Although the film bears the names of the two male protagonists, Jules and Jim is really about Catherine. She is portrayed as a woman with passion, free to make her own choices in love, in friendship, in life. She dresses up as a man, races Jules and Jim down a bridge in one of cinema’s most famous sequences, and jumps into the river Seine when Jules speaks despicably of women.
In one of the most memorable moments of the film, Catherine starts to sing “Le tourbillon de la vie” (the whirlwind of life). It was a song written for Jeanne Moreau herself, by her friend Serge Rezvani, who features in the film. He is the one accompanying her on the guitar as she sings. The song was an instant hit when the film came out.

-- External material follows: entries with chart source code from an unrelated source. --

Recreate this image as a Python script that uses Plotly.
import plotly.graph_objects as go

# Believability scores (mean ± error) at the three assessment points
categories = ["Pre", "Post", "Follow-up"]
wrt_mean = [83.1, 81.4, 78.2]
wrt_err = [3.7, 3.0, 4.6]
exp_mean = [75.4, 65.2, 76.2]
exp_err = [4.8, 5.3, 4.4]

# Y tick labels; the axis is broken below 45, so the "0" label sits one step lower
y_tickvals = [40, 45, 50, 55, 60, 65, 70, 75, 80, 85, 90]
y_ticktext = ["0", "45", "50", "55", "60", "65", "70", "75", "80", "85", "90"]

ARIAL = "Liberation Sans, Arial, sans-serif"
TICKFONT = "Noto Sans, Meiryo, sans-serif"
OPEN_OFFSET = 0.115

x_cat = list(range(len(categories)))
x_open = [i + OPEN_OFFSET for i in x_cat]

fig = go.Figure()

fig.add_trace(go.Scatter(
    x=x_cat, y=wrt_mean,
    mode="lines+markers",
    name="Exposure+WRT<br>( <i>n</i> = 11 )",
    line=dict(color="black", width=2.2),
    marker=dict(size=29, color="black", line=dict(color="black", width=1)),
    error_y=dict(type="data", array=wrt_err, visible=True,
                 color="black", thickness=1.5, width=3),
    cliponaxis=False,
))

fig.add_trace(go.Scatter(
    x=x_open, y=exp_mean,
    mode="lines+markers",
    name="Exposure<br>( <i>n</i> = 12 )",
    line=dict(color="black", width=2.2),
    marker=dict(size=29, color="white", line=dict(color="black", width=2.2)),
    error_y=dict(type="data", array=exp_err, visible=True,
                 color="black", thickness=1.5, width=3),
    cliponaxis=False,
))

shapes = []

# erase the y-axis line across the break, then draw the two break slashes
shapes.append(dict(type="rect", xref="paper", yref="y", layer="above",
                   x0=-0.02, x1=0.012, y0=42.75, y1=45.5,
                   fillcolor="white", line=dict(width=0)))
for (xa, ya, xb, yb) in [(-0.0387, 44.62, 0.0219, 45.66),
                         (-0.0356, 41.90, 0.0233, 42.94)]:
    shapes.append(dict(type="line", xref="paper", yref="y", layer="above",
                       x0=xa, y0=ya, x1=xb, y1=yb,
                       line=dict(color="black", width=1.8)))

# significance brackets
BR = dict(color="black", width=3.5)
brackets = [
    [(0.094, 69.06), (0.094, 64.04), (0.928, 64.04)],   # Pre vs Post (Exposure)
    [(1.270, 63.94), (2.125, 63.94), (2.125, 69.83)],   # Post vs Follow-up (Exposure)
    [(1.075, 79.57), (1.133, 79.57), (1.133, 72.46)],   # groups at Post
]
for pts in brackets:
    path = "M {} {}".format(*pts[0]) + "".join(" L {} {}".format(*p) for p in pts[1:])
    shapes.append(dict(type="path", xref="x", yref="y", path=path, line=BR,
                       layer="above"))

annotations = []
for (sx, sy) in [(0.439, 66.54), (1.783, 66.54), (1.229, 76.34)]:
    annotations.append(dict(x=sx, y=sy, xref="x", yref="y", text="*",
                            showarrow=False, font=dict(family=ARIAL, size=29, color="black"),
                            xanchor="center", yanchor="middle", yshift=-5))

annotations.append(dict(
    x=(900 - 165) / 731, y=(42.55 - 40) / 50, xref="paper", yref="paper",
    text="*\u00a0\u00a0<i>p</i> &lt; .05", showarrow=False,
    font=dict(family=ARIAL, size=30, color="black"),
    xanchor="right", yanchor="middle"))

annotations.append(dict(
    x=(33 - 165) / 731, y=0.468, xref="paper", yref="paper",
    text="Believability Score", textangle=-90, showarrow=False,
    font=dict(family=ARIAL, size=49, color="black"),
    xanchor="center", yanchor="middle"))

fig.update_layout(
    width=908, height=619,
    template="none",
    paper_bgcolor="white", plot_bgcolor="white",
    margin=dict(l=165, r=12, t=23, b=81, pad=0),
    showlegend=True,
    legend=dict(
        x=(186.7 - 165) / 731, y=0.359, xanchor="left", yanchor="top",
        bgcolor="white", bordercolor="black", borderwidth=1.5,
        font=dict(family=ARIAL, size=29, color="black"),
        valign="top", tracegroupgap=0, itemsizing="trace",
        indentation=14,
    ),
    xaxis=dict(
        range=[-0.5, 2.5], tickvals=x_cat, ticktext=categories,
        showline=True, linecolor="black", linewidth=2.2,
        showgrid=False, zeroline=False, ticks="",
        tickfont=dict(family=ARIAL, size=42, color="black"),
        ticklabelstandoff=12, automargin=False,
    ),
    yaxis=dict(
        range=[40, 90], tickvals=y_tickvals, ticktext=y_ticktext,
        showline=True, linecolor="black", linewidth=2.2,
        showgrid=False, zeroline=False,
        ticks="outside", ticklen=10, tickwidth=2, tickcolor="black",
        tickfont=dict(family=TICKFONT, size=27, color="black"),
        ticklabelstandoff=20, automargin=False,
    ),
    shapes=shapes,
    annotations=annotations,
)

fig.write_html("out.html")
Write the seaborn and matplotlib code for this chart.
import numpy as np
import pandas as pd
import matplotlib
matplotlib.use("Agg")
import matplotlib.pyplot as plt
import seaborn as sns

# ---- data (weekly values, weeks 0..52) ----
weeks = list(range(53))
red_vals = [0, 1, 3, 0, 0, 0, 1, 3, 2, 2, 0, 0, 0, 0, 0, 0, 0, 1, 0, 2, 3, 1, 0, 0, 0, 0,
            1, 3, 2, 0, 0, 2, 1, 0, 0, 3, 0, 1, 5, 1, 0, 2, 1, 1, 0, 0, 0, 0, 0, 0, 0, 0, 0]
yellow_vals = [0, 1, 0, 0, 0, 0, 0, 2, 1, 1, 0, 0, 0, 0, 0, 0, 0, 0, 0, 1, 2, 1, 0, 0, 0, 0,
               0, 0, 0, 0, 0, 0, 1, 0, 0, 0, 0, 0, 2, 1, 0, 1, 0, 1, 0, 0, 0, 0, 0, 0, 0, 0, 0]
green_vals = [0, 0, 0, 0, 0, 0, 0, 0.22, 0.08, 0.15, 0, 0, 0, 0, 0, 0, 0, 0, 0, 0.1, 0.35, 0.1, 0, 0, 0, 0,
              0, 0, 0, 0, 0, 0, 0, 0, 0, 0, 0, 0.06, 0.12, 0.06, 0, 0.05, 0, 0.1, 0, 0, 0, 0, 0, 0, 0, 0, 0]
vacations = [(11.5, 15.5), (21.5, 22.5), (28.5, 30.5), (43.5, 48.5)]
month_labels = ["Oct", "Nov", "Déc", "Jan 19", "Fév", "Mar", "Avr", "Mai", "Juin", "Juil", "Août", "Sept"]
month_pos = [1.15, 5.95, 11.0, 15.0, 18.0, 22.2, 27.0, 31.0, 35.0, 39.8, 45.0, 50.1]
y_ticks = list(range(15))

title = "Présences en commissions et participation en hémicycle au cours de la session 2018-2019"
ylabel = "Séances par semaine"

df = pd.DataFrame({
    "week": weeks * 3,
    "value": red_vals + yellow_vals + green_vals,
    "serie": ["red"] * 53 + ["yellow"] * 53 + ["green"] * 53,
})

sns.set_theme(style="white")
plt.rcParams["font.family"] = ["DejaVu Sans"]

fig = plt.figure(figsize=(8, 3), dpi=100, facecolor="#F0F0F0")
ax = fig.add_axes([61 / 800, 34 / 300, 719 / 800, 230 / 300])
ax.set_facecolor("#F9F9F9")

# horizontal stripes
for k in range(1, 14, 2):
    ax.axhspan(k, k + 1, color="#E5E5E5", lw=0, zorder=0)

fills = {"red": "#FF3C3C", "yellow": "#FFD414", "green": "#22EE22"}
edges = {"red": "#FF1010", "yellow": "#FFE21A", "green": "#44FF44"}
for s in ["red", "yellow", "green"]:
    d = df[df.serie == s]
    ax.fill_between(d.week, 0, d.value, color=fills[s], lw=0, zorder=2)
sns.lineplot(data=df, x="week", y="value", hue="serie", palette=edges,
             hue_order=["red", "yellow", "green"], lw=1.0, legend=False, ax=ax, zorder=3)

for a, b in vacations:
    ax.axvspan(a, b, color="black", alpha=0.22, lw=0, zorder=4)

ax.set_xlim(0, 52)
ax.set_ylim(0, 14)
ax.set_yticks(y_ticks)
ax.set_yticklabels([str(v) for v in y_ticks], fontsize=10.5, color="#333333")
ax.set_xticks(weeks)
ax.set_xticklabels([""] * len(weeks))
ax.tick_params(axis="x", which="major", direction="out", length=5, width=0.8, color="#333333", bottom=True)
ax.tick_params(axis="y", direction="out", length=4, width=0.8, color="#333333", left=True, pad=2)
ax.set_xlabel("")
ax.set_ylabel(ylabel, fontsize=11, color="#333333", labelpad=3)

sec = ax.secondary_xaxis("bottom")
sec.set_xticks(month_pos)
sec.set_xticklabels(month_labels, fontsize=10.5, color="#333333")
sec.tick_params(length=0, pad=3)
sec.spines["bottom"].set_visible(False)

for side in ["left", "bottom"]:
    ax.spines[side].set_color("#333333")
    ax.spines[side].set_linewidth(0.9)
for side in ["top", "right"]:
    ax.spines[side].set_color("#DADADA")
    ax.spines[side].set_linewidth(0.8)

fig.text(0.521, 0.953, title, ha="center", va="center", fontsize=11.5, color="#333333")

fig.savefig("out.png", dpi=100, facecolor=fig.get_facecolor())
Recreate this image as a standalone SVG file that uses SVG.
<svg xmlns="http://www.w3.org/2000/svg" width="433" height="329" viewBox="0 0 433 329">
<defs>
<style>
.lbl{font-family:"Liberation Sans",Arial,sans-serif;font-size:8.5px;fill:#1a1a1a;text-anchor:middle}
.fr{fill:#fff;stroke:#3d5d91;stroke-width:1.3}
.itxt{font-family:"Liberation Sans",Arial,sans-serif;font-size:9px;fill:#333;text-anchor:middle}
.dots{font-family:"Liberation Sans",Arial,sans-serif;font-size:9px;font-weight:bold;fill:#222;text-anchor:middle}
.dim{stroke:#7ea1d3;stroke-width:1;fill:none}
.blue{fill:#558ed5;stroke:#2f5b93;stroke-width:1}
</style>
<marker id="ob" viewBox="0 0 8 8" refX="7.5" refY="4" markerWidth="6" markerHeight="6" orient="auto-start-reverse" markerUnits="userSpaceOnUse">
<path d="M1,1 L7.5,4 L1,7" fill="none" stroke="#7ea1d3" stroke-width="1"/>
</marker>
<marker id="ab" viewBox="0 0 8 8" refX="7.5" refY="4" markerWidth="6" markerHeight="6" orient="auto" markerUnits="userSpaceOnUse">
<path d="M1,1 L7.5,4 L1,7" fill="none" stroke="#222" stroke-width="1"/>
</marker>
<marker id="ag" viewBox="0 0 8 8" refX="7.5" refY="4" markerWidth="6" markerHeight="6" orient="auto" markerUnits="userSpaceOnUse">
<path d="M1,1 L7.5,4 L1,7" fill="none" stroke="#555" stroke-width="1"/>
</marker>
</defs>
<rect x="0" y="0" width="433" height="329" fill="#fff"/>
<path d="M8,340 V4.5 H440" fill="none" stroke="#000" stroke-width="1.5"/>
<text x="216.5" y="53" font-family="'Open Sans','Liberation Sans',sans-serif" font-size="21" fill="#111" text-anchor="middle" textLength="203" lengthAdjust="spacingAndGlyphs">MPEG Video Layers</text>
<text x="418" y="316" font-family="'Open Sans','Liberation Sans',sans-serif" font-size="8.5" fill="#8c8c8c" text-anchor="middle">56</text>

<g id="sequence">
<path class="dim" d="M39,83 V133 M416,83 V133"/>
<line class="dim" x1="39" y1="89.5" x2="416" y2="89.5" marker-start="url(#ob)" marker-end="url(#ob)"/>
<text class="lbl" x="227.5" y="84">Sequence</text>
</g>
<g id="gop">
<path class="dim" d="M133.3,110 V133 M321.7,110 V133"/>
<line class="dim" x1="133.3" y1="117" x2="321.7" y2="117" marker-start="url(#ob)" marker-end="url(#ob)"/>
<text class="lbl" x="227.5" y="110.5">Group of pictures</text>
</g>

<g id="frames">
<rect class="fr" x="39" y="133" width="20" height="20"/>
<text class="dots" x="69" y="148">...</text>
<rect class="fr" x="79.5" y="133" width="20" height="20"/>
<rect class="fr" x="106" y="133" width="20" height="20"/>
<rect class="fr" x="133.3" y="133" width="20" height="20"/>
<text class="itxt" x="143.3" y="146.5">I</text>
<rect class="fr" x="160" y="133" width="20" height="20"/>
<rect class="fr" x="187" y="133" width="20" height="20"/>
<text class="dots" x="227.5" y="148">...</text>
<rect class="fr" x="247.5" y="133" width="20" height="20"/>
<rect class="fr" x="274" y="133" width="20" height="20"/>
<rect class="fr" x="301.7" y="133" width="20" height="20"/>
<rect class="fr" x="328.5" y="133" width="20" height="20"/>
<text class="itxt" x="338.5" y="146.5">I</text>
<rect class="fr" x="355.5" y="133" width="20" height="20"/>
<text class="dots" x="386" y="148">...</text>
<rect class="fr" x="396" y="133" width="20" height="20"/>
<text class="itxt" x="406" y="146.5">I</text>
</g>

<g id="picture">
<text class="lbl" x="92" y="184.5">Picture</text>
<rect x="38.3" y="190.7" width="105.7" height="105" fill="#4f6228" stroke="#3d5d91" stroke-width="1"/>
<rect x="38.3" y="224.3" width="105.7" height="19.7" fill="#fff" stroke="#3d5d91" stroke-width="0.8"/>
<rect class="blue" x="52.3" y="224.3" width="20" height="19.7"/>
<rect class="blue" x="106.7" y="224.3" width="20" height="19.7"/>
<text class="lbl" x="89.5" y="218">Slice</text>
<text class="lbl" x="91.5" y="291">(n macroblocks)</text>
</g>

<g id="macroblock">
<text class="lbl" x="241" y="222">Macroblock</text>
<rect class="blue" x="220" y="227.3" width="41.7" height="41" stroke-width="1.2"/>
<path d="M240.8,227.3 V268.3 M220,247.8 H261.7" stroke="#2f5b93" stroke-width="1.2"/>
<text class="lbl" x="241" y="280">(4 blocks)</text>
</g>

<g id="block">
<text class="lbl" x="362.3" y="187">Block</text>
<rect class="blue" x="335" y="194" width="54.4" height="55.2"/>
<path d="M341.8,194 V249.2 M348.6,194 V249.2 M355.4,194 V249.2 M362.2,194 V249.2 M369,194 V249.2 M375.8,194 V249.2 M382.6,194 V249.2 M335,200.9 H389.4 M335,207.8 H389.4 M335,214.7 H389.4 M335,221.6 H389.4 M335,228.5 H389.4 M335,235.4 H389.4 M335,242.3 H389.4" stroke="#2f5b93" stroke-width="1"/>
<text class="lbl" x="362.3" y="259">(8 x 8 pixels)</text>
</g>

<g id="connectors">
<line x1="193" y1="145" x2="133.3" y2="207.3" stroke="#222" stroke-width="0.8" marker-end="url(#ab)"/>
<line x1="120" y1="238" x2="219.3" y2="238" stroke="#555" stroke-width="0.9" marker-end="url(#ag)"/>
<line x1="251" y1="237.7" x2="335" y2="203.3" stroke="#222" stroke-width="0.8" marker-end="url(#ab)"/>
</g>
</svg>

In Emily in Paris, as Emily and Luc discuss the film they have just watched, Emily is shocked by its tragic ending. To which Luc replies, “of course, it’s beautiful. Their love is eternal.” The series suggests that Emily did not really understand the film, even though she’ll naively use it to try to get out of her own mess with Gabriel and Camille, unsuccessfully.
What this episode of Emily in Paris though shows is how films, novels, art, enlighten us, help us understand our own lives better. Jules and Jim isn’t so much about how the French love a ménage à trois. It is about love, friendship, and freedom, universal themes that transcend time and language.